Many Katahdin Cedar Log Home customers choose sites that are not part of an established development. Rural parcels and undeveloped land have requirements that should be assessed early in the process, as infrastructure costs can become a substantial part of your budget. When you review your site with your real estate broker, your Katahdin Dealer or Representative and your contractor, you’ll want to identify these key elements.

Site PreparationCutting and clearing wooded sites. Walk the land and identify the building envelope and the path of your driveway or road. Take note of significant established trees within your building site – preserving these elders will provide existing landscaping for your new home.

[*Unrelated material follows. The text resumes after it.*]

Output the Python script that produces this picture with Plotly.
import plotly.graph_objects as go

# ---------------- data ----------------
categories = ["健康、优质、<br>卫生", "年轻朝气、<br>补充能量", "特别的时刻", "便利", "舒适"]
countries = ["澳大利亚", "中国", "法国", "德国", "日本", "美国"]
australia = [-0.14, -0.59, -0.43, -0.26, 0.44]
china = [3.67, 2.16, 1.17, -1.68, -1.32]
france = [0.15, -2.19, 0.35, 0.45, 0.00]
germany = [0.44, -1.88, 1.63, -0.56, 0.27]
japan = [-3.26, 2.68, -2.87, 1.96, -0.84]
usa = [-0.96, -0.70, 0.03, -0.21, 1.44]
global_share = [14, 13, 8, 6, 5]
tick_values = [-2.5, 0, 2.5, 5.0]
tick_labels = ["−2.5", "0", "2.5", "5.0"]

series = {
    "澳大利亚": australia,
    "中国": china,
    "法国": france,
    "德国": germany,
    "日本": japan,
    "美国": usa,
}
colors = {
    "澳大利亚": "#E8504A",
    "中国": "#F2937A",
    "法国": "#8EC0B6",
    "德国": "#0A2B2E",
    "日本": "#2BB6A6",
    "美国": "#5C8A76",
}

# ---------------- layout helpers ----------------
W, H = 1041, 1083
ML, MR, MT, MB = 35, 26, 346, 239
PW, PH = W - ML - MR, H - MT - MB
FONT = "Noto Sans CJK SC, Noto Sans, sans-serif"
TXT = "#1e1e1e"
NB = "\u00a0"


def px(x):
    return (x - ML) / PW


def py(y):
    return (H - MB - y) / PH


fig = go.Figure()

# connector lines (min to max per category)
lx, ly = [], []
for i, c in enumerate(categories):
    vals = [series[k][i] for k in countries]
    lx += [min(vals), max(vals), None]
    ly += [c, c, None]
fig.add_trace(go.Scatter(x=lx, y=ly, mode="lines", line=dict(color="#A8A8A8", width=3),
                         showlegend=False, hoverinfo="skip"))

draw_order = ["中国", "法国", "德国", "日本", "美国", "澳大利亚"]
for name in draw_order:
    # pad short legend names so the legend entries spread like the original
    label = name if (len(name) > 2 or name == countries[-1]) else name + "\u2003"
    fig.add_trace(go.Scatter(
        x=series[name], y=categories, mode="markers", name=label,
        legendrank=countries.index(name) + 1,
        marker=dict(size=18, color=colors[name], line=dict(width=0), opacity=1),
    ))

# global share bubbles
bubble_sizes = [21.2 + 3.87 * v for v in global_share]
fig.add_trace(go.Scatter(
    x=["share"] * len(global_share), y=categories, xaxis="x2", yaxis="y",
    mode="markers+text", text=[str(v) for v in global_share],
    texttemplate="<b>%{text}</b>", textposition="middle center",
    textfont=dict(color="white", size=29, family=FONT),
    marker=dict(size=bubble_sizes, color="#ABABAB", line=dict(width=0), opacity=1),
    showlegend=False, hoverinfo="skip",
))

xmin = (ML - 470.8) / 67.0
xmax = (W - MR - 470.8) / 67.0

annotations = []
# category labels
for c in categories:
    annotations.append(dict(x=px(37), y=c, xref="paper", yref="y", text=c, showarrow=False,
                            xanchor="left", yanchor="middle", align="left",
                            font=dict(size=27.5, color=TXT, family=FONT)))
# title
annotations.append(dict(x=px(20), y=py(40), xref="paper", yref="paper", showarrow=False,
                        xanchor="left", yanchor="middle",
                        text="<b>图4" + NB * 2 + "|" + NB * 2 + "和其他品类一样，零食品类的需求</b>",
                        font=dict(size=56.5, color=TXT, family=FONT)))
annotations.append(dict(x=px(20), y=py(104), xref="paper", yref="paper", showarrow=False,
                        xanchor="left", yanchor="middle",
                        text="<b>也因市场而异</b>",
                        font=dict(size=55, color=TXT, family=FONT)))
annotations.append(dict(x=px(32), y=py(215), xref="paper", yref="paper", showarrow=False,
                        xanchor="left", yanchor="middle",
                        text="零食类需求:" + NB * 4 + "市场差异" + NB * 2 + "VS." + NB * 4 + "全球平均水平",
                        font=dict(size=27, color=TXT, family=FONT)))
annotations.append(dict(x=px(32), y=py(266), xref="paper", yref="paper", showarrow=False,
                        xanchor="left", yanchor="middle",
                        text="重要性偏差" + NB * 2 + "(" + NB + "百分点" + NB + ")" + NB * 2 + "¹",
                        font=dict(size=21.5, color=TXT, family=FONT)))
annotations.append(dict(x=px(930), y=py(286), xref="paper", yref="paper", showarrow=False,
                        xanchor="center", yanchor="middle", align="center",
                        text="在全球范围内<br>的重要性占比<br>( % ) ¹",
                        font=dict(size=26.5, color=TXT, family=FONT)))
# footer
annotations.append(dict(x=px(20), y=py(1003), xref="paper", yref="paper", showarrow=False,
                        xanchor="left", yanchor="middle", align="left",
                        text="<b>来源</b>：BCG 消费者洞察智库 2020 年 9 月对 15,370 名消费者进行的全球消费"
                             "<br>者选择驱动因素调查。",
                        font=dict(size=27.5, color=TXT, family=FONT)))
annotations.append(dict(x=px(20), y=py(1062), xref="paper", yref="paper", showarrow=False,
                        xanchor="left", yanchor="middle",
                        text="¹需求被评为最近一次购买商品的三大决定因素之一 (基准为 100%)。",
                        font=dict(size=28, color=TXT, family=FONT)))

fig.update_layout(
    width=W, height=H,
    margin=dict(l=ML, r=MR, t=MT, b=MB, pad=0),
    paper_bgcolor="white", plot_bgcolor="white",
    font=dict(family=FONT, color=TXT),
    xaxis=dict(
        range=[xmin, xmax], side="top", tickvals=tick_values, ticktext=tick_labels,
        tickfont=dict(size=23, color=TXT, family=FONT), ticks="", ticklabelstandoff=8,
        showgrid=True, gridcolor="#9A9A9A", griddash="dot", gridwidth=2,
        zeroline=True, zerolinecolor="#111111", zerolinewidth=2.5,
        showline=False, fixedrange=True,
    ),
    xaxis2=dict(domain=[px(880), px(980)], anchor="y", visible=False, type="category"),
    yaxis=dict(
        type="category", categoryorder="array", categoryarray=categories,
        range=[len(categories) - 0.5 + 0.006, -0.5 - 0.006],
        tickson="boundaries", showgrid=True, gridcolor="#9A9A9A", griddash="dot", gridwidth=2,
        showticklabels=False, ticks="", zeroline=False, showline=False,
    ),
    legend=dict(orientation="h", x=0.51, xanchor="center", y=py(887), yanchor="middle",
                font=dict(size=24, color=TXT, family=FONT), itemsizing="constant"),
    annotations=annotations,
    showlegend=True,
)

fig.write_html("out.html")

You may need to reconsider roadways based on the requirements for culverts, ground stability, drainage and other factors.

Road or driveway construction. Because your Katahdin Cedar Log Home will arrive to your building site on a semi-tractor trailer, you’ll need to configure your road and driveway to accommodate these oversized vehicles, including turnarounds. If such turnarounds or access is not practical, you’ll need to plan for staging areas, where the large semi can be offloaded onto smaller flatbed trucks. Make sure you have a solid base under your roadways. Also give special consideration to the distance your site is from sources of materials, such as gravel, sand, concrete or stone. If your site is located a long distance from these materials locations, you’ll pay extra for transporting the materials to your site.

Excavation, blasting and fill. Each site has its own special characteristics, some of which will not be discovered until ground is broken. If your area is prone to hidden hazards like rock ledges, friable soil or other factors, you’ll want to have a little extra budget set aside in case you need to dynamite rock, or add fill to your site. Less than optimum site characteristics can often be remedied by a skilled excavator, some fill and a culvert or two. An average home can take about 1-2 days to excavate under ideal conditions, depending on the size and complexity of your home.

Utilities. If you are not part of a subdivision or development that has electrical, cable and other utilities available on the lot, you’ll need to plan to get power, telephone and cable to your home. Your local Katahdin Dealer or contractor will know the best way to construct for utility service, either via poles or underground. You’ll want to make sure that all utilities are coordinated so that the cables can be strung or laid in trenches at the same time.

Official Address. This is also a very good time to begin work on identifying your “official” or emergency 911 address. If you are located in a rural area you may need to name your private road, alert your local post office or emergency agency to receive appropriate numbering and signage. Your new official address may be required for your mortgage, and will be necessary to release your home for shipment from Oakfield to the building site.